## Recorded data
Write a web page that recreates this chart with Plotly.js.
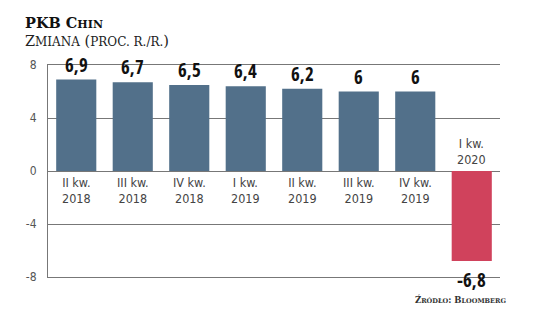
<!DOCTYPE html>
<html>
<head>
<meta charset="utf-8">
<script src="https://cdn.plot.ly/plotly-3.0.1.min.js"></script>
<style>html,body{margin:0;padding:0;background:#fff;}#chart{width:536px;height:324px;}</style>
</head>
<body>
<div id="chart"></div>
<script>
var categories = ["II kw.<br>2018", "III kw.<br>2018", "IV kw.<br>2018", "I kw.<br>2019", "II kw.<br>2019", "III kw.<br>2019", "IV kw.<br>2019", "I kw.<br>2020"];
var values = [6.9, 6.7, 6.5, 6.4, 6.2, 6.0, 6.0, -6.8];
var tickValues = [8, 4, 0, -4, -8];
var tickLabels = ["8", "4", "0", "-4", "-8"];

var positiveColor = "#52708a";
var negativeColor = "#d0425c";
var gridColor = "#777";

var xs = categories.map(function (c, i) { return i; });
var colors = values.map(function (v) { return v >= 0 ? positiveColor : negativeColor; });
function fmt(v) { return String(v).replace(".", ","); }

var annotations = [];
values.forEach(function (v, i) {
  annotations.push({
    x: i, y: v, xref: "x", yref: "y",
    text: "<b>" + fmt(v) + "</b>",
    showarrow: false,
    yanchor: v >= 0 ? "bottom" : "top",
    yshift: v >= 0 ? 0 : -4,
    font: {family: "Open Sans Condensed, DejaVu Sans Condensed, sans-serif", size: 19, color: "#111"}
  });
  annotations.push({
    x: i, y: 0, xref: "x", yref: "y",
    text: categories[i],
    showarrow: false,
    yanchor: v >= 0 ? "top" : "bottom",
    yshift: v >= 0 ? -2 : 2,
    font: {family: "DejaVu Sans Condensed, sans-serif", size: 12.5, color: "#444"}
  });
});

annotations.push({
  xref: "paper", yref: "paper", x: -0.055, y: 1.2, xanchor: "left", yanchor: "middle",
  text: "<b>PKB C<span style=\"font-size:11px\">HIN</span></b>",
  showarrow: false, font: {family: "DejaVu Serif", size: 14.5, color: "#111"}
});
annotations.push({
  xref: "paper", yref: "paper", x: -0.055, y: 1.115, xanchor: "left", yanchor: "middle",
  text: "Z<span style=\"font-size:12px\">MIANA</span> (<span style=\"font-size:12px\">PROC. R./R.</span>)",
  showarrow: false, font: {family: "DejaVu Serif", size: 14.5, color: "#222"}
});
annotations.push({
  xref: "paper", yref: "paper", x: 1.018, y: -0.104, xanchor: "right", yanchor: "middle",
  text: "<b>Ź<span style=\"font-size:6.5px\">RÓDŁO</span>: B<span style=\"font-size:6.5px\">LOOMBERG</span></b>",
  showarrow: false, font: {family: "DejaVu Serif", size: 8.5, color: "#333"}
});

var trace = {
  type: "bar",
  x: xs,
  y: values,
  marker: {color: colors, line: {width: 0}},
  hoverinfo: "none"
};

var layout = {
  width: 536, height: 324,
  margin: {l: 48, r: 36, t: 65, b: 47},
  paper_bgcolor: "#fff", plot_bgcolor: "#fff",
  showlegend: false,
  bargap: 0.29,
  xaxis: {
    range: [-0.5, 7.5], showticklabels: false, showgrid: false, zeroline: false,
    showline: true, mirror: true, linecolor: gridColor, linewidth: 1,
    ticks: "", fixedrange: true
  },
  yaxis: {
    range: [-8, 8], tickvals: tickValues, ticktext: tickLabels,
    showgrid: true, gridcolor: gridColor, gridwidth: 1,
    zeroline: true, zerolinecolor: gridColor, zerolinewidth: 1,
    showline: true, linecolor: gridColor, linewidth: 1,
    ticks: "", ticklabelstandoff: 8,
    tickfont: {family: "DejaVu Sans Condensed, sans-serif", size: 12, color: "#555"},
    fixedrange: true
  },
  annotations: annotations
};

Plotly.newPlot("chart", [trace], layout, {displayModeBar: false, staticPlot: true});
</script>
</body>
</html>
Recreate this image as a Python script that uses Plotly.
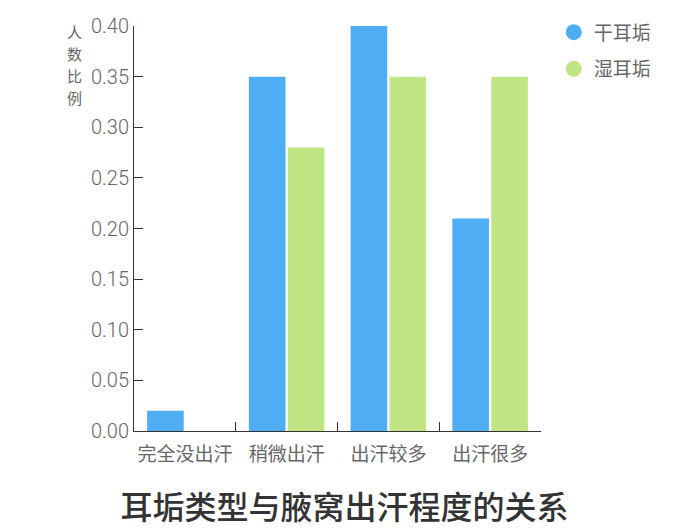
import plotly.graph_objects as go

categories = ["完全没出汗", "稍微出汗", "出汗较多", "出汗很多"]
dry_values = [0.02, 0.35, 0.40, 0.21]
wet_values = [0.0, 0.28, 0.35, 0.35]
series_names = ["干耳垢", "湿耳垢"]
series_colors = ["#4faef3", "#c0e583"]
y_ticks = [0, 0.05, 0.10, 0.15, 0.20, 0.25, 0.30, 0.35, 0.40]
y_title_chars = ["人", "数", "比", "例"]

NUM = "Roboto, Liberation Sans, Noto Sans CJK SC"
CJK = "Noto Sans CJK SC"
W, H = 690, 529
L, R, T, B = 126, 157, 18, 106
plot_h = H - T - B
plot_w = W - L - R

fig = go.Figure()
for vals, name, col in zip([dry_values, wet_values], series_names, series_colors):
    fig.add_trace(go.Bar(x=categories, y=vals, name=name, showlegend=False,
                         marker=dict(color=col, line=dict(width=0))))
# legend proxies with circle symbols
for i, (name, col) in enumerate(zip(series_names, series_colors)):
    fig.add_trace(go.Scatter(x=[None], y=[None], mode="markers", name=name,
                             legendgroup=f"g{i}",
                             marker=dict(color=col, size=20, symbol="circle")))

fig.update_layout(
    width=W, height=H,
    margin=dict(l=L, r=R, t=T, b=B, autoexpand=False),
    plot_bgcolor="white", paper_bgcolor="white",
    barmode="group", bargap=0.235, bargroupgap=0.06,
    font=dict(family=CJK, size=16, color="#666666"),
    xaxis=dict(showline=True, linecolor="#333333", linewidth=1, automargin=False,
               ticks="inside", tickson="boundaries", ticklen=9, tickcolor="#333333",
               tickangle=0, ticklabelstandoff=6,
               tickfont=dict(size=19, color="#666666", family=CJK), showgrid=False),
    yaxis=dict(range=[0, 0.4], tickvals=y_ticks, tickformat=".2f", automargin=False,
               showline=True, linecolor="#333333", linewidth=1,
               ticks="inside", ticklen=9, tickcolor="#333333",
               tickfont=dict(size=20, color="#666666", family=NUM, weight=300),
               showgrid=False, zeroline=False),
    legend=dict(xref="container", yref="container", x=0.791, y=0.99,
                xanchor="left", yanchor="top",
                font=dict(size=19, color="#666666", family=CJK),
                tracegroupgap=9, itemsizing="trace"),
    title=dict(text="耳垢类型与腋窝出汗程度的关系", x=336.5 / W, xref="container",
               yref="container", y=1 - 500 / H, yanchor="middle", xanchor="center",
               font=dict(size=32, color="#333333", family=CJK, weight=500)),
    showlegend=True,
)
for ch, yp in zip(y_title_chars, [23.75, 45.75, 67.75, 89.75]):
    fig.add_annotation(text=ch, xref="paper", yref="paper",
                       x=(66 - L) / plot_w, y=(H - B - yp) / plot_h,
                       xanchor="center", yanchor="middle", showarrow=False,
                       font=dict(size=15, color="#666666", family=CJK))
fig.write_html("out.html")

## Written instruction
Every record above must be given again exactly; drop the pictures.

## Answer for this exercise
Write a web page that recreates this chart with Plotly.js.
<!DOCTYPE html>
<html>
<head>
<meta charset="utf-8">
<script src="https://cdn.plot.ly/plotly-3.0.1.min.js"></script>
<style>html,body{margin:0;padding:0;background:#fff;}#chart{width:536px;height:324px;}</style>
</head>
<body>
<div id="chart"></div>
<script>
var categories = ["II kw.<br>2018", "III kw.<br>2018", "IV kw.<br>2018", "I kw.<br>2019", "II kw.<br>2019", "III kw.<br>2019", "IV kw.<br>2019", "I kw.<br>2020"];
var values = [6.9, 6.7, 6.5, 6.4, 6.2, 6.0, 6.0, -6.8];
var tickValues = [8, 4, 0, -4, -8];
var tickLabels = ["8", "4", "0", "-4", "-8"];

var positiveColor = "#52708a";
var negativeColor = "#d0425c";
var gridColor = "#777";

var xs = categories.map(function (c, i) { return i; });
var colors = values.map(function (v) { return v >= 0 ? positiveColor : negativeColor; });
function fmt(v) { return String(v).replace(".", ","); }

var annotations = [];
values.forEach(function (v, i) {
  annotations.push({
    x: i, y: v, xref: "x", yref: "y",
    text: "<b>" + fmt(v) + "</b>",
    showarrow: false,
    yanchor: v >= 0 ? "bottom" : "top",
    yshift: v >= 0 ? 0 : -4,
    font: {family: "Open Sans Condensed, DejaVu Sans Condensed, sans-serif", size: 19, color: "#111"}
  });
  annotations.push({
    x: i, y: 0, xref: "x", yref: "y",
    text: categories[i],
    showarrow: false,
    yanchor: v >= 0 ? "top" : "bottom",
    yshift: v >= 0 ? -2 : 2,
    font: {family: "DejaVu Sans Condensed, sans-serif", size: 12.5, color: "#444"}
  });
});

annotations.push({
  xref: "paper", yref: "paper", x: -0.055, y: 1.2, xanchor: "left", yanchor: "middle",
  text: "<b>PKB C<span style=\"font-size:11px\">HIN</span></b>",
  showarrow: false, font: {family: "DejaVu Serif", size: 14.5, color: "#111"}
});
annotations.push({
  xref: "paper", yref: "paper", x: -0.055, y: 1.115, xanchor: "left", yanchor: "middle",
  text: "Z<span style=\"font-size:12px\">MIANA</span> (<span style=\"font-size:12px\">PROC. R./R.</span>)",
  showarrow: false, font: {family: "DejaVu Serif", size: 14.5, color: "#222"}
});
annotations.push({
  xref: "paper", yref: "paper", x: 1.018, y: -0.104, xanchor: "right", yanchor: "middle",
  text: "<b>Ź<span style=\"font-size:6.5px\">RÓDŁO</span>: B<span style=\"font-size:6.5px\">LOOMBERG</span></b>",
  showarrow: false, font: {family: "DejaVu Serif", size: 8.5, color: "#333"}
});

var trace = {
  type: "bar",
  x: xs,
  y: values,
  marker: {color: colors, line: {width: 0}},
  hoverinfo: "none"
};

var layout = {
  width: 536, height: 324,
  margin: {l: 48, r: 36, t: 65, b: 47},
  paper_bgcolor: "#fff", plot_bgcolor: "#fff",
  showlegend: false,
  bargap: 0.29,
  xaxis: {
    range: [-0.5, 7.5], showticklabels: false, showgrid: false, zeroline: false,
    showline: true, mirror: true, linecolor: gridColor, linewidth: 1,
    ticks: "", fixedrange: true
  },
  yaxis: {
    range: [-8, 8], tickvals: tickValues, ticktext: tickLabels,
    showgrid: true, gridcolor: gridColor, gridwidth: 1,
    zeroline: true, zerolinecolor: gridColor, zerolinewidth: 1,
    showline: true, linecolor: gridColor, linewidth: 1,
    ticks: "", ticklabelstandoff: 8,
    tickfont: {family: "DejaVu Sans Condensed, sans-serif", size: 12, color: "#555"},
    fixedrange: true
  },
  annotations: annotations
};

Plotly.newPlot("chart", [trace], layout, {displayModeBar: false, staticPlot: true});
</script>
</body>
</html>
Recreate this image as a Python script that uses Plotly.
import plotly.graph_objects as go

categories = ["完全没出汗", "稍微出汗", "出汗较多", "出汗很多"]
dry_values = [0.02, 0.35, 0.40, 0.21]
wet_values = [0.0, 0.28, 0.35, 0.35]
series_names = ["干耳垢", "湿耳垢"]
series_colors = ["#4faef3", "#c0e583"]
y_ticks = [0, 0.05, 0.10, 0.15, 0.20, 0.25, 0.30, 0.35, 0.40]
y_title_chars = ["人", "数", "比", "例"]

NUM = "Roboto, Liberation Sans, Noto Sans CJK SC"
CJK = "Noto Sans CJK SC"
W, H = 690, 529
L, R, T, B = 126, 157, 18, 106
plot_h = H - T - B
plot_w = W - L - R

fig = go.Figure()
for vals, name, col in zip([dry_values, wet_values], series_names, series_colors):
    fig.add_trace(go.Bar(x=categories, y=vals, name=name, showlegend=False,
                         marker=dict(color=col, line=dict(width=0))))
# legend proxies with circle symbols
for i, (name, col) in enumerate(zip(series_names, series_colors)):
    fig.add_trace(go.Scatter(x=[None], y=[None], mode="markers", name=name,
                             legendgroup=f"g{i}",
                             marker=dict(color=col, size=20, symbol="circle")))

fig.update_layout(
    width=W, height=H,
    margin=dict(l=L, r=R, t=T, b=B, autoexpand=False),
    plot_bgcolor="white", paper_bgcolor="white",
    barmode="group", bargap=0.235, bargroupgap=0.06,
    font=dict(family=CJK, size=16, color="#666666"),
    xaxis=dict(showline=True, linecolor="#333333", linewidth=1, automargin=False,
               ticks="inside", tickson="boundaries", ticklen=9, tickcolor="#333333",
               tickangle=0, ticklabelstandoff=6,
               tickfont=dict(size=19, color="#666666", family=CJK), showgrid=False),
    yaxis=dict(range=[0, 0.4], tickvals=y_ticks, tickformat=".2f", automargin=False,
               showline=True, linecolor="#333333", linewidth=1,
               ticks="inside", ticklen=9, tickcolor="#333333",
               tickfont=dict(size=20, color="#666666", family=NUM, weight=300),
               showgrid=False, zeroline=False),
    legend=dict(xref="container", yref="container", x=0.791, y=0.99,
                xanchor="left", yanchor="top",
                font=dict(size=19, color="#666666", family=CJK),
                tracegroupgap=9, itemsizing="trace"),
    title=dict(text="耳垢类型与腋窝出汗程度的关系", x=336.5 / W, xref="container",
               yref="container", y=1 - 500 / H, yanchor="middle", xanchor="center",
               font=dict(size=32, color="#333333", family=CJK, weight=500)),
    showlegend=True,
)
for ch, yp in zip(y_title_chars, [23.75, 45.75, 67.75, 89.75]):
    fig.add_annotation(text=ch, xref="paper", yref="paper",
                       x=(66 - L) / plot_w, y=(H - B - yp) / plot_h,
                       xanchor="center", yanchor="middle", showarrow=False,
                       font=dict(size=15, color="#666666", family=CJK))
fig.write_html("out.html")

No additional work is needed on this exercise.